Trump Won’t Extend FISA Spy Powers Without Reforms, Sen. Paul Says

By Petr Svab
Petr Svab
Petr Svab
Petr Svab is a reporter covering New York. Previously, he covered national topics including politics, economy, education, and law enforcement.
March 4, 2020Updated: March 4, 2020

President Donald Trump wants to see reforms to the Foreign Intelligence Surveillance Act (FISA) surveillance process before he endorses extending spying powers that are slated to expire in less than two weeks, according to one of the senators who met with Trump on the topic.

Trump “made it exceedingly clear” that he won’t accept a straight reauthorization, said Sen. Rand Paul, (R-Ky.), who has led efforts to curtail the federal government’s ability to spy on Americans.

“The president said he’s not signing without something happening,” Paul told reporters after the nearly 90-minute meeting with top lawmakers. “He pushed back very vigorously and said, ‘We’re not doing this.’”

Another person familiar with the meeting confirmed the account; the person was unauthorized to discuss the meeting and requested anonymity.

Concerns over FISA have been brought to the forefront with the December report by the Justice Department (DOJ) watchdog, which identified “at least 17 significant errors and omissions” in FISA warrants taken out in 2016 and 2017 by the FBI on former Trump campaign adviser Carter Page. The DOJ determined that at least two of the three renewals of the initial warrant were so flawed as to render them invalid. FBI Director Christopher Wray acknowledged to Congress the warrants resulted in illegal surveillance.

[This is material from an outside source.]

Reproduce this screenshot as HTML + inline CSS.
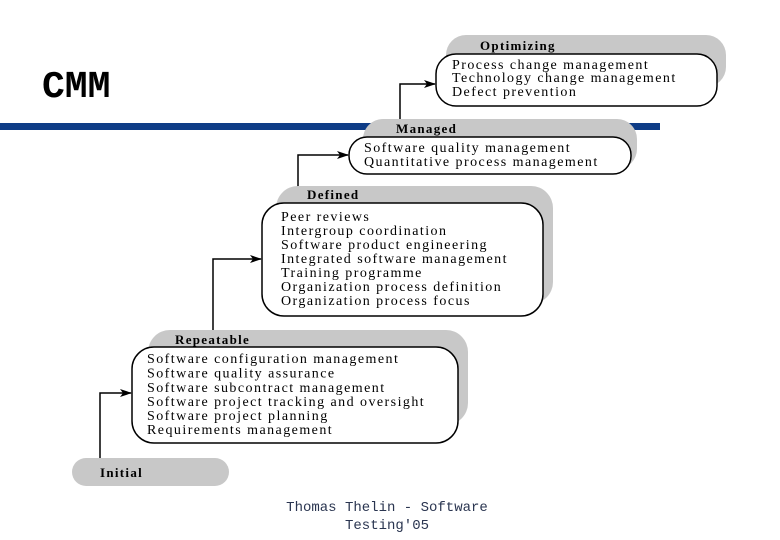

During the March 3 meeting with Trump, Attorney General William Barr made the case that the DOJ could make regulatory changes to satisfy the critics of the surveillance programs. The authorities could be renewed first and reforms worked out later. Senate Majority Leader Mitch McConnell (R-Ky.) and Sen. Lindsay Graham (R-S.C.), who also were present, preferred such an approach, those involved said.

“The president didn’t accept that,” Paul said.

Instead, Trump sided with other attendants, including Reps. Doug Collins (R-Ga.), Mark Meadows (R-N.C.), and Jim Jordan (R-Ohio), who wanted reforms first.

No resolution was reached March 3, those involved said. Paul indicated the president may be willing to consider a stopgap measure that continues the surveillance provisions for another week or so if talks are progressing.

House Minority Leader Kevin McCarthy (R-Calif.), another attendee, has said he’s working with Democrats in the House and is optimistic that reforms can be hammered out in time for a vote before the provisions expire. McCarthy told Trump as much at the meeting, Paul said.

‘Lone Wolf’

The spying authorities set to expire on March 15 aren’t directly related to the issues with the Page warrants, although they carry controversies of their own. The first one, dubbed a “Lone Wolf” provision, allows spying on suspected foreign terrorists even when the government can’t prove a connection to a specific terror organization. The government has never used it, Brad Wiegmann, deputy assistant attorney general in the National Security Division, told the Senate Judiciary Committee in November.

‘Roving Wiretap’

The second provision, called the “roving wiretap,” allows the government to automatically continue surveillance of a target who switches phone providers without needing to ask the FISA court to order the new company to provide the wiretap. Some critics have argued that authority violates the Fourth Amendment requirement that warrants have to “particularly describ[e] the place to be searched,” noted George Croner, senior fellow at the Foreign Policy Research Institute, in a Nov. 7 article.

Business Records

The third provision allows the government to obtain business records, such as hotel and shipping records, of targets of national security investigations. In most cases, the government can obtain such records through a grand jury subpoena, but that requires opening a criminal probe. National security investigations don’t necessarily involve a crime. It could be “purely an intelligence matter,” Wiegmann said.

Indeed, Page was never charged with a crime. The warrant against him was based on a suspicion that he was an “agent of a foreign power.” The FBI made its case against him using the Steele dossier, a collection of unsubstantiated claims of Trump–Russia collusion paid for by the Democratic National Committee and the 2016 presidential campaign of former Secretary of State Hillary Clinton.

The business records provision allows targeting of not only foreign agents, but also of any “individual in contact with, or known to, a suspected agent of a foreign power.”

The government uses this authority “several dozen times a year on average,” Wiegmann said.

Phone Records

Part of the provision is also the program to collect phone records of foreign powers engaged in international terrorism and their agents. The program drew controversy because it allowed a “second hop,” meaning the collection of records of not only the targeted phone number, but also the records of all the numbers the first number communicated with.

The NSA shuttered the program in 2019 and acknowledged that, aside from repeated compliance issues, it proved not particularly useful, producing a basis for a single investigation since 2015 while raking up costs of over $100 million.

The Associated Press contributed to this report.